Libéré il y a moins d’un mois pour « raison de santé », l’ancien président de la délégation spéciale de Kindia et membre de l’Union des forces démocratiques de Guinée est retourné en prison ce lundi. Abdoulaye Bah est accusé de s’être livré à « des appels à la désobéissance civile et des atteintes aux institutions de la République », après avoir proclamé sur Facebook la victoire à l’élection présidentielle du 18 octobre dernier de son leader Cellou Dalein Diallo.

« Rappelez chaque jour qu’El Hadj Mamadou Cellou Dalein Diallo est élu depuis le 18 octobre 2021 président de la République de Guinée… ». Voilà les propos qui ont valu à Abdoulaye Bah la révocation de sa liberté conditionnelle octroyée depuis le 16 juillet. L’opposant retourne en prison. Bénéficiant d’une liberté conditionnelle, Ousmane Gaoual Diallo, Ibrahima Chérif Bah, Cellou Baldé et Abdoulaye Bah sont sortis de la Maison centrale de Conakry, le 17 juillet dernier.

Selon le communiqué de la Direction nationale de l’administration pénitentiaire et de la réinsertion, ces responsables de l’UFDG, un temps hospitalisés au CHU Ignace Deen pour raison de santé, bénéficient de cette semi-liberté pour pouvoir se soigner. Mais cette joie fut de courte durée pour Abdoulaye Bah. L’ancien président de la délégation spéciale et maire autoproclamé de Kindia a vu son régime de semi-liberté être révoqué. Il a été déposé à nouveau à la Maison centrale de Conakry, ce lundi 9 août. La raison de cette interpellation, une vidéo postée sur les réseaux sociaux par un militant de l’UFDG dans la journée du samedi, dans laquelle Abdoulaye appelait les militants de l’UFDG à continuer le combat jusqu’à ce que Cellou Dalein Diallo récupère sa ‘’victoire’’ à la présidentielle d’octobre 2020 : « Rappelez chaque jour qu’El Hadj Mamadou Cellou Dalein Diallo est élu depuis le 18 octobre comme étant le président de la République de Guinée. Alpha Condé n’est pas Président. S’il veut, qu’il enferme tous les Guinéens à Coronthie. S’il y a de la place là-bas, le peuple n’a qu’à aller, six millions, huit millions, dix millions de personnes n’ont qu’à tous aller en prison. Nous vous prions, dans vos plateformes, il y en a beaucoup, dans vos WhatsApp, sur les réseaux sociaux, rappelez chaque matin, quand vous vous réveillez, avant de vous brosser les dents, que c’est El Hadj Cellou Dalein qui est le Président de la Guinée depuis le 18 octobre. Alpha Condé est un ancien Président ».

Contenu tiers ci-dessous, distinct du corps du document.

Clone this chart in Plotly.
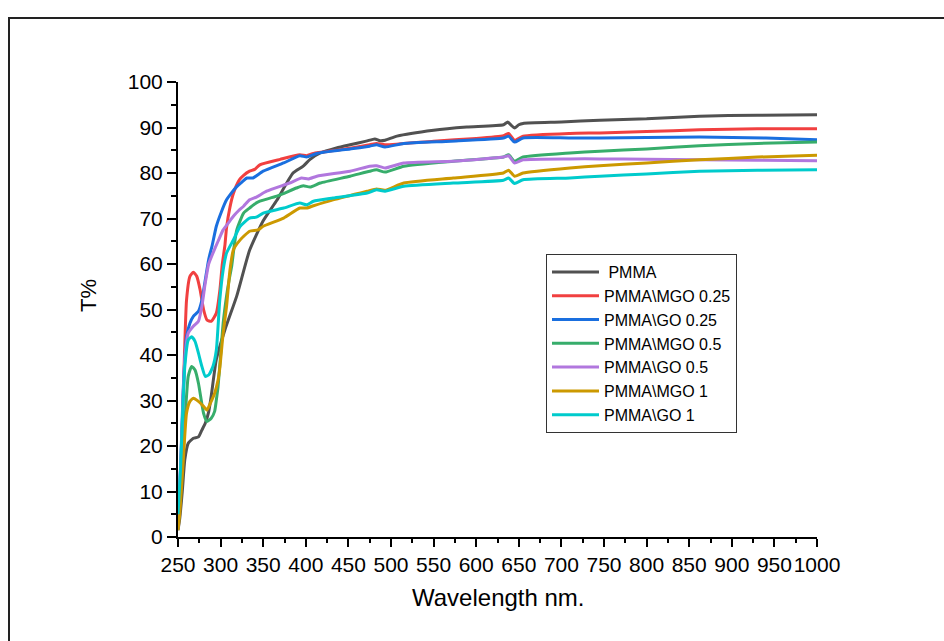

« Abdoulaye Bah n’était pas libre »

Selon la Direction nationale de l’administration pénitentiaire et de l’insertion, ces propos tenus dans cette vidéo sont de nature à « provoquer une désobéissance civile et constituer une atteinte aux institutions de la République ». Mais pour Joachim Baba Millimouno, coordinateur adjoint de la Cellule de communication du principal parti de l’opposition, l’opposant n’a fait qu’appeler à la poursuite de la lutte politique : « Ce n’est pas une arrestation, mais une révocation de sa semi-liberté. Il n’était pas en liberté, c’est leurs conditions de détention qui ont été allégées. Cela veut dire qu’à tout moment, ils pouvaient retourner en prison, c’est ce qui vient d’arriver dans son cas ».

Et Joachim Baba Millimouno de revenir sur les circonstances de la déclaration de Abdoulaye Bah : « Un des jeunes de l’UFDG est allé lui rendre visite hier. Ils ont fait un direct ensemble sur Facebook dans lequel Abdoulaye Bah a dit que la lutte continue. Il a appelé les gens à ne pas fléchir et à continuer à défendre la victoire de Cellou. Ce sont ces propos qui lui ont valu son retour en prison ».

Avec cette arrestation d’Abdoulaye Bah, on comprend que le Président Alpha Condé et ses lieutenants ne blaguent pas un seul instant avec le 3e mandat acquis au bout d’un combat âpre, ponctué de dizaines de morts et d’innombrables dégâts matériels. C’est à se demander même si Abdoulaye Bah a eu le temps de démarrer son traitement médical. Cette arrestation montre également que ces libertés conditionnelles, à la légalité contestée par certains observateurs, ne se justifiaient pas seulement par la nécessité des soins. Les autres sont avertis, la consigne c’est sûrement « consacrez-vous à vos soins et fermez vos bouches ».